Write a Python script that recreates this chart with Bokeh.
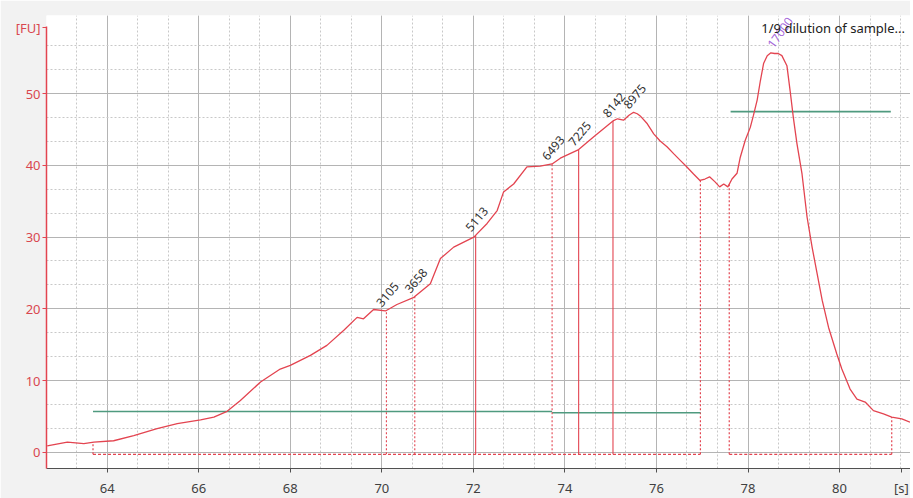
import numpy as np
from bokeh.plotting import figure
from bokeh.models import SingleIntervalTicker, FixedTicker, Label, ColumnDataSource, Range1d
from bokeh.core.properties import value
from bokeh.embed import file_html
from bokeh.resources import INLINE

# electropherogram trace (time [s], fluorescence [FU])
time_s = [62.69, 63.13, 63.49, 63.71, 64.14, 64.58, 65.09, 65.53, 66.04, 66.33, 66.62, 66.91,
          67.35, 67.78, 68.0, 68.44, 68.80, 69.17, 69.46, 69.60, 69.82, 70.08, 70.33, 70.70,
          71.06, 71.28, 71.57, 72.01, 72.30, 72.52, 72.66, 72.88, 73.17, 73.46, 73.72, 73.90,
          74.30, 74.63, 75.05, 75.15, 75.28, 75.40, 75.50, 75.58, 75.66, 75.80, 75.94, 76.08,
          76.23, 76.38, 76.52, 76.66, 76.81, 76.95, 77.06, 77.16, 77.28, 77.38, 77.47, 77.56,
          77.65, 77.76, 77.83, 77.94, 78.05, 78.12, 78.20, 78.27, 78.34, 78.42, 78.50, 78.58,
          78.66, 78.74, 78.85, 78.92, 78.99, 79.07, 79.18, 79.29, 79.40, 79.51, 79.62, 79.76,
          79.94, 80.05, 80.23, 80.38, 80.56, 80.74, 80.96, 81.14, 81.36, 81.54]
fu = [0.9, 1.4, 1.2, 1.4, 1.6, 2.3, 3.3, 4.0, 4.5, 4.9, 5.7, 7.2,
      9.8, 11.6, 12.1, 13.5, 14.9, 17.0, 18.8, 18.6, 19.9, 19.7, 20.6, 21.6,
      23.5, 27.0, 28.6, 30.0, 31.9, 33.7, 36.3, 37.4, 39.8, 39.9, 40.2, 41.0,
      42.2, 44.0, 46.2, 46.5, 46.3, 47.0, 47.4, 47.2, 46.8, 45.8, 44.4, 43.4,
      42.6, 41.6, 40.7, 39.8, 38.8, 37.9, 38.1, 38.4, 37.7, 37.0, 37.4, 37.0,
      38.1, 38.9, 41.1, 43.5, 45.3, 47.0, 49.1, 51.8, 54.2, 55.3, 55.7, 55.6,
      55.6, 55.3, 53.9, 50.4, 46.7, 43.0, 38.8, 32.8, 28.6, 24.9, 21.2, 17.4,
      13.7, 11.6, 8.8, 7.4, 7.0, 5.8, 5.35, 4.9, 4.65, 4.2]

# called peaks (size labels, bp)
peak_time = [70.10, 70.72, 72.05, 73.72, 74.30, 75.05, 75.50]
peak_label = ["3105", "3658", "5113", "6493", "7225", "8142", "8975"]
peak_has_line = [True, True, True, True, True, True, False]
peak_dash = ["2 2", "2 2", "solid", "2 2", "solid", "solid", "solid"]
marker_time = [78.57]
marker_label = ["17000"]

# smear regions: [start, end], baseline and thresholds
region_start = [63.69, 77.59]
region_end = [76.96, 81.14]
region_baseline = [-0.3, -0.3]
threshold_start = [63.69, 73.72, 77.62]
threshold_end = [73.72, 76.96, 81.12]
threshold_fu = [5.68, 5.5, 47.5]

# axis ticks
x_ticks = [64, 66, 68, 70, 72, 74, 76, 78, 80]
y_ticks = [0, 10, 20, 30, 40, 50]
x_unit, y_unit = "[s]", "[FU]"

sample_name = "1/9 dilution of sample..."

RED = "#e34450"
GREEN = "#4f9a7f"
FONT = "Noto Sans"

X0, X1 = 62.674, 81.55
Y0, Y1 = -2.27, 60.9

p = figure(frame_width=864, frame_height=453, min_border_left=46, min_border_right=0,
           min_border_top=15, min_border_bottom=5,
           x_range=Range1d(X0, X1), y_range=Range1d(Y0, Y1),
           output_backend="svg", toolbar_location=None,
           background_fill_color="white", border_fill_color="#f2f2f2")
p.outline_line_color = None

# axes: unit labels shown as the last tick label
x_unit_pos = 81.35
y_unit_pos = 59.2
p.xaxis.ticker = FixedTicker(ticks=x_ticks + [x_unit_pos], minor_ticks=[])
p.xaxis.major_label_overrides = {x_unit_pos: x_unit}
p.yaxis.ticker = FixedTicker(ticks=y_ticks + [y_unit_pos], minor_ticks=[])
p.yaxis.major_label_overrides = {y_unit_pos: y_unit}
p.yaxis.bounds = (Y0, y_unit_pos + 0.1)

# grid with 3 minor intervals per major interval
p.xgrid.ticker = SingleIntervalTicker(interval=2, num_minor_ticks=3)
y_minor = [v for v in np.arange(-10, 60, 10 / 3) if abs(v / 10 - round(v / 10)) > 1e-6]
p.ygrid.ticker = FixedTicker(ticks=y_ticks, minor_ticks=y_minor)

for g in (p.xgrid, p.ygrid):
    g.grid_line_color = "#b4b4b4"
    g.grid_line_width = 1
    g.minor_grid_line_color = "#c8c8c8"
    g.minor_grid_line_dash = "2 2"
    g.minor_grid_line_width = 1

p.xaxis.axis_line_color = "#505050"
p.xaxis.major_tick_line_color = "#505050"
p.xaxis.major_tick_out = 4
p.xaxis.major_tick_in = 0
p.xaxis.minor_tick_line_color = None
p.xaxis.major_label_text_color = "#404040"
p.xaxis.major_label_text_font = FONT
p.xaxis.major_label_text_font_size = "13px"
p.xaxis.major_label_standoff = 6

p.yaxis.axis_line_color = RED
p.yaxis.axis_line_width = 1.5
p.yaxis.major_tick_line_color = RED
p.yaxis.major_tick_out = 4
p.yaxis.major_tick_in = 0
p.yaxis.minor_tick_line_color = None
p.yaxis.major_label_text_color = "#d9474f"
p.yaxis.major_label_text_font = FONT
p.yaxis.major_label_text_font_size = "13px"
p.yaxis.major_label_standoff = 2

# baselines of the regions
for s, e, b in zip(region_start, region_end, region_baseline):
    p.line([s, e], [b, b], line_color=RED, line_dash="3 2", line_width=1.2)
    for xx in (s, e):
        p.line([xx, xx], [b, float(np.interp(xx, time_s, fu))],
               line_color=RED, line_dash="2 2", line_width=1.2)

# thresholds
for s, e, t in zip(threshold_start, threshold_end, threshold_fu):
    p.line([s, e], [t, t], line_color=GREEN, line_width=1.6)

# peak drop lines
for t, has, d in zip(peak_time, peak_has_line, peak_dash):
    if has:
        p.line([t, t], [region_baseline[0], float(np.interp(t, time_s, fu))],
               line_color=RED, line_dash=d, line_width=1.1)

# trace
p.line(time_s, fu, line_color=RED, line_width=1.3)

# peak labels
peak_src = ColumnDataSource(dict(x=peak_time, y=[float(np.interp(t, time_s, fu)) for t in peak_time],
                                 t=peak_label))
p.text(x="x", y="y", text="t", source=peak_src, angle=0.87, text_align="center",
       text_baseline="middle", x_offset=1, y_offset=-16, text_font=value(FONT),
       text_font_size="12px", text_color="#303030")

p.add_layout(Label(x=81.43, y=59.2, text=sample_name, text_align="right", text_baseline="middle",
                   text_font=FONT, text_font_size="13px", text_color="#202020"))

mk_src = ColumnDataSource(dict(x=marker_time, y=[float(np.interp(t, time_s, fu)) for t in marker_time],
                               t=marker_label))
p.text(x="x", y="y", text="t", source=mk_src, angle=0.95, text_align="center",
       text_baseline="middle", x_offset=6, y_offset=-21, text_font=value(FONT),
       text_font_size="12px", text_color="#9b55d6", text_alpha=0.9)

open("out.html", "w").write(file_html(p, INLINE))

§ Task to carry out
Please write out all of the material above without changing a word, and omit any pictures.

§ Answer to the problem
Write a Python script that recreates this chart with Bokeh.
import numpy as np
from bokeh.plotting import figure
from bokeh.models import SingleIntervalTicker, FixedTicker, Label, ColumnDataSource, Range1d
from bokeh.core.properties import value
from bokeh.embed import file_html
from bokeh.resources import INLINE

# electropherogram trace (time [s], fluorescence [FU])
time_s = [62.69, 63.13, 63.49, 63.71, 64.14, 64.58, 65.09, 65.53, 66.04, 66.33, 66.62, 66.91,
          67.35, 67.78, 68.0, 68.44, 68.80, 69.17, 69.46, 69.60, 69.82, 70.08, 70.33, 70.70,
          71.06, 71.28, 71.57, 72.01, 72.30, 72.52, 72.66, 72.88, 73.17, 73.46, 73.72, 73.90,
          74.30, 74.63, 75.05, 75.15, 75.28, 75.40, 75.50, 75.58, 75.66, 75.80, 75.94, 76.08,
          76.23, 76.38, 76.52, 76.66, 76.81, 76.95, 77.06, 77.16, 77.28, 77.38, 77.47, 77.56,
          77.65, 77.76, 77.83, 77.94, 78.05, 78.12, 78.20, 78.27, 78.34, 78.42, 78.50, 78.58,
          78.66, 78.74, 78.85, 78.92, 78.99, 79.07, 79.18, 79.29, 79.40, 79.51, 79.62, 79.76,
          79.94, 80.05, 80.23, 80.38, 80.56, 80.74, 80.96, 81.14, 81.36, 81.54]
fu = [0.9, 1.4, 1.2, 1.4, 1.6, 2.3, 3.3, 4.0, 4.5, 4.9, 5.7, 7.2,
      9.8, 11.6, 12.1, 13.5, 14.9, 17.0, 18.8, 18.6, 19.9, 19.7, 20.6, 21.6,
      23.5, 27.0, 28.6, 30.0, 31.9, 33.7, 36.3, 37.4, 39.8, 39.9, 40.2, 41.0,
      42.2, 44.0, 46.2, 46.5, 46.3, 47.0, 47.4, 47.2, 46.8, 45.8, 44.4, 43.4,
      42.6, 41.6, 40.7, 39.8, 38.8, 37.9, 38.1, 38.4, 37.7, 37.0, 37.4, 37.0,
      38.1, 38.9, 41.1, 43.5, 45.3, 47.0, 49.1, 51.8, 54.2, 55.3, 55.7, 55.6,
      55.6, 55.3, 53.9, 50.4, 46.7, 43.0, 38.8, 32.8, 28.6, 24.9, 21.2, 17.4,
      13.7, 11.6, 8.8, 7.4, 7.0, 5.8, 5.35, 4.9, 4.65, 4.2]

# called peaks (size labels, bp)
peak_time = [70.10, 70.72, 72.05, 73.72, 74.30, 75.05, 75.50]
peak_label = ["3105", "3658", "5113", "6493", "7225", "8142", "8975"]
peak_has_line = [True, True, True, True, True, True, False]
peak_dash = ["2 2", "2 2", "solid", "2 2", "solid", "solid", "solid"]
marker_time = [78.57]
marker_label = ["17000"]

# smear regions: [start, end], baseline and thresholds
region_start = [63.69, 77.59]
region_end = [76.96, 81.14]
region_baseline = [-0.3, -0.3]
threshold_start = [63.69, 73.72, 77.62]
threshold_end = [73.72, 76.96, 81.12]
threshold_fu = [5.68, 5.5, 47.5]

# axis ticks
x_ticks = [64, 66, 68, 70, 72, 74, 76, 78, 80]
y_ticks = [0, 10, 20, 30, 40, 50]
x_unit, y_unit = "[s]", "[FU]"

sample_name = "1/9 dilution of sample..."

RED = "#e34450"
GREEN = "#4f9a7f"
FONT = "Noto Sans"

X0, X1 = 62.674, 81.55
Y0, Y1 = -2.27, 60.9

p = figure(frame_width=864, frame_height=453, min_border_left=46, min_border_right=0,
           min_border_top=15, min_border_bottom=5,
           x_range=Range1d(X0, X1), y_range=Range1d(Y0, Y1),
           output_backend="svg", toolbar_location=None,
           background_fill_color="white", border_fill_color="#f2f2f2")
p.outline_line_color = None

# axes: unit labels shown as the last tick label
x_unit_pos = 81.35
y_unit_pos = 59.2
p.xaxis.ticker = FixedTicker(ticks=x_ticks + [x_unit_pos], minor_ticks=[])
p.xaxis.major_label_overrides = {x_unit_pos: x_unit}
p.yaxis.ticker = FixedTicker(ticks=y_ticks + [y_unit_pos], minor_ticks=[])
p.yaxis.major_label_overrides = {y_unit_pos: y_unit}
p.yaxis.bounds = (Y0, y_unit_pos + 0.1)

# grid with 3 minor intervals per major interval
p.xgrid.ticker = SingleIntervalTicker(interval=2, num_minor_ticks=3)
y_minor = [v for v in np.arange(-10, 60, 10 / 3) if abs(v / 10 - round(v / 10)) > 1e-6]
p.ygrid.ticker = FixedTicker(ticks=y_ticks, minor_ticks=y_minor)

for g in (p.xgrid, p.ygrid):
    g.grid_line_color = "#b4b4b4"
    g.grid_line_width = 1
    g.minor_grid_line_color = "#c8c8c8"
    g.minor_grid_line_dash = "2 2"
    g.minor_grid_line_width = 1

p.xaxis.axis_line_color = "#505050"
p.xaxis.major_tick_line_color = "#505050"
p.xaxis.major_tick_out = 4
p.xaxis.major_tick_in = 0
p.xaxis.minor_tick_line_color = None
p.xaxis.major_label_text_color = "#404040"
p.xaxis.major_label_text_font = FONT
p.xaxis.major_label_text_font_size = "13px"
p.xaxis.major_label_standoff = 6

p.yaxis.axis_line_color = RED
p.yaxis.axis_line_width = 1.5
p.yaxis.major_tick_line_color = RED
p.yaxis.major_tick_out = 4
p.yaxis.major_tick_in = 0
p.yaxis.minor_tick_line_color = None
p.yaxis.major_label_text_color = "#d9474f"
p.yaxis.major_label_text_font = FONT
p.yaxis.major_label_text_font_size = "13px"
p.yaxis.major_label_standoff = 2

# baselines of the regions
for s, e, b in zip(region_start, region_end, region_baseline):
    p.line([s, e], [b, b], line_color=RED, line_dash="3 2", line_width=1.2)
    for xx in (s, e):
        p.line([xx, xx], [b, float(np.interp(xx, time_s, fu))],
               line_color=RED, line_dash="2 2", line_width=1.2)

# thresholds
for s, e, t in zip(threshold_start, threshold_end, threshold_fu):
    p.line([s, e], [t, t], line_color=GREEN, line_width=1.6)

# peak drop lines
for t, has, d in zip(peak_time, peak_has_line, peak_dash):
    if has:
        p.line([t, t], [region_baseline[0], float(np.interp(t, time_s, fu))],
               line_color=RED, line_dash=d, line_width=1.1)

# trace
p.line(time_s, fu, line_color=RED, line_width=1.3)

# peak labels
peak_src = ColumnDataSource(dict(x=peak_time, y=[float(np.interp(t, time_s, fu)) for t in peak_time],
                                 t=peak_label))
p.text(x="x", y="y", text="t", source=peak_src, angle=0.87, text_align="center",
       text_baseline="middle", x_offset=1, y_offset=-16, text_font=value(FONT),
       text_font_size="12px", text_color="#303030")

p.add_layout(Label(x=81.43, y=59.2, text=sample_name, text_align="right", text_baseline="middle",
                   text_font=FONT, text_font_size="13px", text_color="#202020"))

mk_src = ColumnDataSource(dict(x=marker_time, y=[float(np.interp(t, time_s, fu)) for t in marker_time],
                               t=marker_label))
p.text(x="x", y="y", text="t", source=mk_src, angle=0.95, text_align="center",
       text_baseline="middle", x_offset=6, y_offset=-21, text_font=value(FONT),
       text_font_size="12px", text_color="#9b55d6", text_alpha=0.9)

open("out.html", "w").write(file_html(p, INLINE))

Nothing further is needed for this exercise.